The West Wind may also be a symbol of art. Just as the wind has the strength to change things in the natural world, art, especially poetry, has the power to change things in the human world. The wind is strong, but so is poetry. It can fly about like sparks, setting the world on fire with its incantations. It can wake up a sleeping humanity and bring a new springtime.

Shelley further enhances the personification and symbolism of this poem through his use of metaphorsimile, and allusion. Metaphors are comparisons between something readers understand well and something they do not know. Similes are also comparisons but use “like” or “as” as part of their construction. Allusions are references to other literary works, historical events, people, or places that add further depth and meaning to a text.

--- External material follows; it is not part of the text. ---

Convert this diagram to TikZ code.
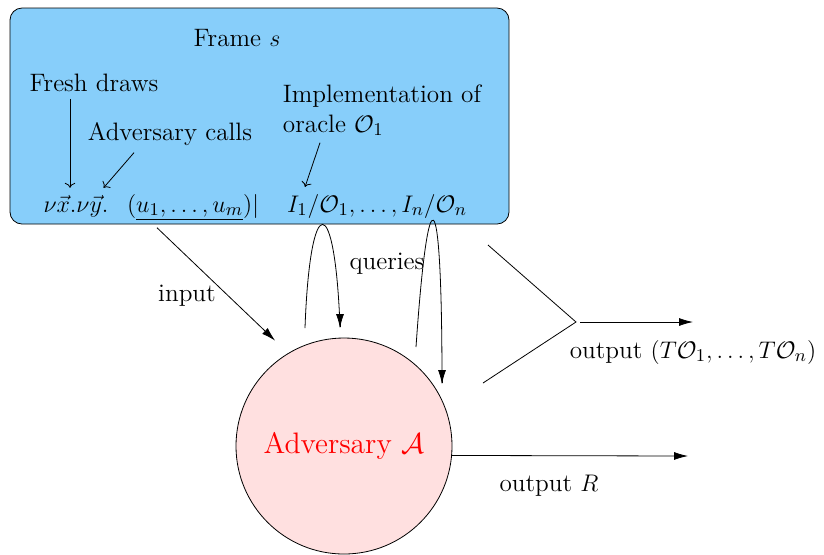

The West Wind, in a prime example of metaphor, “chariotest” the “winged seeds” to “their dark wintry bed.” In this image, the West Wind drives a chariot and hurries the seeds off to bed for the winter. But each of these seeds is “like a corpse within its grave” until Spring, and here is a vivid simile that multiples the richness of the poet’s imagery.

Allusions include the reference to a “fierce Maenad.” A Maenad was a female worshiper of Bacchus or Dionysus, the Roman or Greek god of wine and revelry. These Maenads went crazy in their worship. They were the “raving ones” that ran out of control. In this poem, the reference to a Maenad shows the fierceness of the storm brought on by the West Wind.

Overall, form and content unite in Shelley’s “Ode to the West Wind” to create a complex poem that readers can peruse and meditate on again and again. There is much meaning to draw from these five cantos, which is the point. Nature and poetry both have great power and great influence on human beings.